=== EXERCISE ===
Starting at the first line of the data, print each line verbatim up to and including the line bearing "const XMAX = 10.85;", omitting pictures.

=== COLLECTED MATERIAL ===
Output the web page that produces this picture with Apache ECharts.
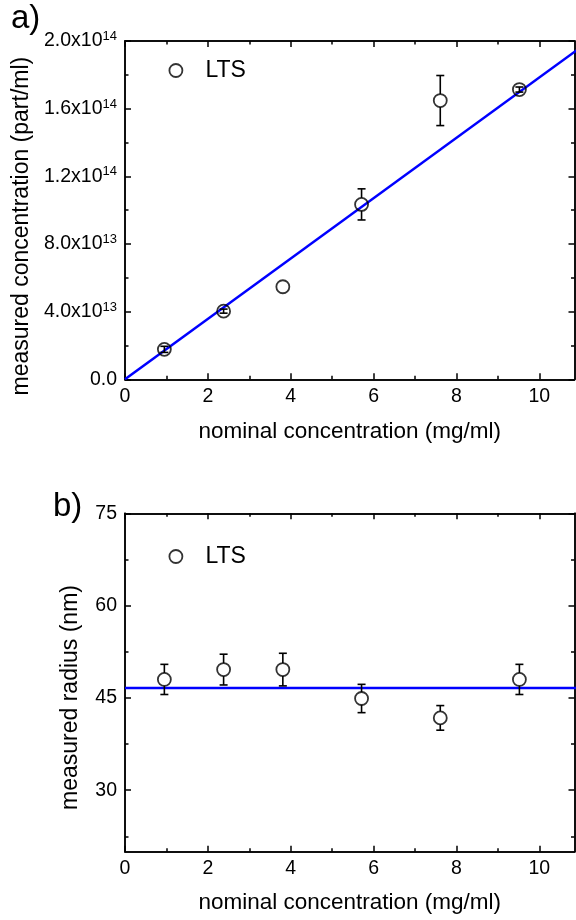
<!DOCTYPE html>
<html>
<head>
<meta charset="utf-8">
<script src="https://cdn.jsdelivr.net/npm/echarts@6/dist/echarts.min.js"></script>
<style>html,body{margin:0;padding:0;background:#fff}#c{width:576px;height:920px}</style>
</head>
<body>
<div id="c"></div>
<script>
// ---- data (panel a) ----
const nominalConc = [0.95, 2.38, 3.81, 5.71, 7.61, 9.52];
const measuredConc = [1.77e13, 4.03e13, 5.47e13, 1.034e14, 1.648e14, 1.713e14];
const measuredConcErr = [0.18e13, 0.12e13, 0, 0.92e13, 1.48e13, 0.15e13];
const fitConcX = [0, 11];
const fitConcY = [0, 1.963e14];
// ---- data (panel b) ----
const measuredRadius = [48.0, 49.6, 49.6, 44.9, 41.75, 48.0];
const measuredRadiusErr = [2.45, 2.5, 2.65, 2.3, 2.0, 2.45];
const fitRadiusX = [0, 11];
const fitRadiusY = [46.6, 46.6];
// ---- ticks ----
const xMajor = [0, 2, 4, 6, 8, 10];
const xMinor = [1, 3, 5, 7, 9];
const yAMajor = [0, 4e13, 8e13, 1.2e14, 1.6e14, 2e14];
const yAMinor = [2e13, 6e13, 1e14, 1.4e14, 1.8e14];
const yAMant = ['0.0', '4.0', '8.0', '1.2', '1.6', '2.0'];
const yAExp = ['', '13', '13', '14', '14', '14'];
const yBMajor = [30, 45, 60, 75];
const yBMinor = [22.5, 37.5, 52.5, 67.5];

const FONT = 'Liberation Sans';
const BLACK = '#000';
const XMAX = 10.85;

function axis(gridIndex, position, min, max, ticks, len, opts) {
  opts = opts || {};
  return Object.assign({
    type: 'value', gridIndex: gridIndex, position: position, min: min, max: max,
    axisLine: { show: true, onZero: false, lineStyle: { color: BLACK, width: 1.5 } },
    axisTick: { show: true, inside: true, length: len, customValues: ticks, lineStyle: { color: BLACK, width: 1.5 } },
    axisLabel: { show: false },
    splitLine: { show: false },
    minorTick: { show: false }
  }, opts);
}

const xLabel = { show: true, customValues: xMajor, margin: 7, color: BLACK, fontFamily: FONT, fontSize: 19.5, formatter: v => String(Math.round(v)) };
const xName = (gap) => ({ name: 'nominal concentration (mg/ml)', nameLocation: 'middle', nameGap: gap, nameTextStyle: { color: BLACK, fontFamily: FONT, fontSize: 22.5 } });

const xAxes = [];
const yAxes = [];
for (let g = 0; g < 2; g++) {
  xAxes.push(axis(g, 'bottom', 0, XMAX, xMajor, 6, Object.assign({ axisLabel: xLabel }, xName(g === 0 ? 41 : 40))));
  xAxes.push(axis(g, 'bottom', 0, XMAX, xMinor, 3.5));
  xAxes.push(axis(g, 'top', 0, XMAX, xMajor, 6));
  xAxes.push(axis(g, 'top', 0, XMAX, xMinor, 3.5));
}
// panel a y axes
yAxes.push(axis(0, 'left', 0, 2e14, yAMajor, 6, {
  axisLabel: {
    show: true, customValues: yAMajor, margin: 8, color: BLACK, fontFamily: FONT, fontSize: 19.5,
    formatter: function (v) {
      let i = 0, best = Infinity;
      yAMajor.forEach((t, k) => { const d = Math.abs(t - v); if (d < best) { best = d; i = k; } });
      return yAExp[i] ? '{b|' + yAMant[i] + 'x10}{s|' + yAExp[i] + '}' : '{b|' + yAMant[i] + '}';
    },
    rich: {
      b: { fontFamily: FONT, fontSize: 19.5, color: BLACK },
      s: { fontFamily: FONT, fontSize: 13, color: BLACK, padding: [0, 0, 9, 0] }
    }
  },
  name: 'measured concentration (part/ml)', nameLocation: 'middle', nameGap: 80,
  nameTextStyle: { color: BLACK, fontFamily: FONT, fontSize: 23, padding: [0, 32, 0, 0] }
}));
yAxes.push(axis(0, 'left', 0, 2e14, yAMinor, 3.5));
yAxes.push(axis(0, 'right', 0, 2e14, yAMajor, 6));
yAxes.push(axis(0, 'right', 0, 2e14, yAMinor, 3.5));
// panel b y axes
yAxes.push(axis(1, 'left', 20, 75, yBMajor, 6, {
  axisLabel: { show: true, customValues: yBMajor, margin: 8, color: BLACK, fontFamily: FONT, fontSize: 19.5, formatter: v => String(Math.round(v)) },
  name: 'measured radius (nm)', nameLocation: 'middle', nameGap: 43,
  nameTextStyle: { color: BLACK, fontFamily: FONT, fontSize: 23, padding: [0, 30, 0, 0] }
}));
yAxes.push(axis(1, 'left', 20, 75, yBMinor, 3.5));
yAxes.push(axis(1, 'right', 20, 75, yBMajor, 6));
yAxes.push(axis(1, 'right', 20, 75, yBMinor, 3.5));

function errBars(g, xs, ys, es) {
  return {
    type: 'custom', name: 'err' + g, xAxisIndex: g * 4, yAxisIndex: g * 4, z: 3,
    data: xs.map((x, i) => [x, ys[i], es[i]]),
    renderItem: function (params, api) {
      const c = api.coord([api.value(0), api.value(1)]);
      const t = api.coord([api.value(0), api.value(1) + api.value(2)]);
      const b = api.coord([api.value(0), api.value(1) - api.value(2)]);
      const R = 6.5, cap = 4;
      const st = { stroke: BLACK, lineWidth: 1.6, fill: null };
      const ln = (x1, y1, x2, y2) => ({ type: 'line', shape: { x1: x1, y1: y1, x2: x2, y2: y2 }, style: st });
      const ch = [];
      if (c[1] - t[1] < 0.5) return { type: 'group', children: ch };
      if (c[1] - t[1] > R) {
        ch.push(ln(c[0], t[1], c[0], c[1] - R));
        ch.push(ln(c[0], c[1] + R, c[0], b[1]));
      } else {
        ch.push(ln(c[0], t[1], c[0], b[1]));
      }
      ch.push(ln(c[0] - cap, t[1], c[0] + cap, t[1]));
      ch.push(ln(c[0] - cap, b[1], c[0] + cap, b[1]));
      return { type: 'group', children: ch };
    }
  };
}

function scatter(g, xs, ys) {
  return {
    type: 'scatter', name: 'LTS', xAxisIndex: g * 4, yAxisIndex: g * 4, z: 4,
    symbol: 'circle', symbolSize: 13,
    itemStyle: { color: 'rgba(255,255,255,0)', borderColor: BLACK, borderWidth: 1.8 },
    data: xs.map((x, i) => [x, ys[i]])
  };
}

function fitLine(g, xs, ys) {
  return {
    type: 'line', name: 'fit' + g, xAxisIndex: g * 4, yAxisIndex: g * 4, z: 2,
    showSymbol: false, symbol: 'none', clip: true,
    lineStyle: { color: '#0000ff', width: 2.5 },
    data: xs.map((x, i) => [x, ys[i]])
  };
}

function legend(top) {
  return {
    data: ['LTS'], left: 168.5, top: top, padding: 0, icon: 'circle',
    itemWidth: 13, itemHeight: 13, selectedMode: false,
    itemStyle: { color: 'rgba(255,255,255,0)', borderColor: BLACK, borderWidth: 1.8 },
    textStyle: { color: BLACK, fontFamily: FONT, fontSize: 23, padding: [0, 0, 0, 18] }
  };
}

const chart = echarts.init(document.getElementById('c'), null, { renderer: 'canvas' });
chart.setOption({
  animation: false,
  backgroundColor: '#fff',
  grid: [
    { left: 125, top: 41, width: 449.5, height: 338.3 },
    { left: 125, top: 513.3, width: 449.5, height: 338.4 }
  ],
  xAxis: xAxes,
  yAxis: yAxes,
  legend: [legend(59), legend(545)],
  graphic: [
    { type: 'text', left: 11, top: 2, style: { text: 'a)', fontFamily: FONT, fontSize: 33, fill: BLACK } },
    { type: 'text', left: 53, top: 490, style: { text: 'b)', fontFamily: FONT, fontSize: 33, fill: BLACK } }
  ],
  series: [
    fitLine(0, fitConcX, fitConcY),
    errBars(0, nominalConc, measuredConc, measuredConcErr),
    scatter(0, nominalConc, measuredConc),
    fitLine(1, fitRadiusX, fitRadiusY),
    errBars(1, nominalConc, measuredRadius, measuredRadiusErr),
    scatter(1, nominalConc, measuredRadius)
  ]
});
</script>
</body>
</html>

=== EXERCISE ANSWER ===
Output the web page that produces this picture with Apache ECharts.
<!DOCTYPE html>
<html>
<head>
<meta charset="utf-8">
<script src="https://cdn.jsdelivr.net/npm/echarts@6/dist/echarts.min.js"></script>
<style>html,body{margin:0;padding:0;background:#fff}#c{width:576px;height:920px}</style>
</head>
<body>
<div id="c"></div>
<script>
// ---- data (panel a) ----
const nominalConc = [0.95, 2.38, 3.81, 5.71, 7.61, 9.52];
const measuredConc = [1.77e13, 4.03e13, 5.47e13, 1.034e14, 1.648e14, 1.713e14];
const measuredConcErr = [0.18e13, 0.12e13, 0, 0.92e13, 1.48e13, 0.15e13];
const fitConcX = [0, 11];
const fitConcY = [0, 1.963e14];
// ---- data (panel b) ----
const measuredRadius = [48.0, 49.6, 49.6, 44.9, 41.75, 48.0];
const measuredRadiusErr = [2.45, 2.5, 2.65, 2.3, 2.0, 2.45];
const fitRadiusX = [0, 11];
const fitRadiusY = [46.6, 46.6];
// ---- ticks ----
const xMajor = [0, 2, 4, 6, 8, 10];
const xMinor = [1, 3, 5, 7, 9];
const yAMajor = [0, 4e13, 8e13, 1.2e14, 1.6e14, 2e14];
const yAMinor = [2e13, 6e13, 1e14, 1.4e14, 1.8e14];
const yAMant = ['0.0', '4.0', '8.0', '1.2', '1.6', '2.0'];
const yAExp = ['', '13', '13', '14', '14', '14'];
const yBMajor = [30, 45, 60, 75];
const yBMinor = [22.5, 37.5, 52.5, 67.5];

const FONT = 'Liberation Sans';
const BLACK = '#000';
const XMAX = 10.85;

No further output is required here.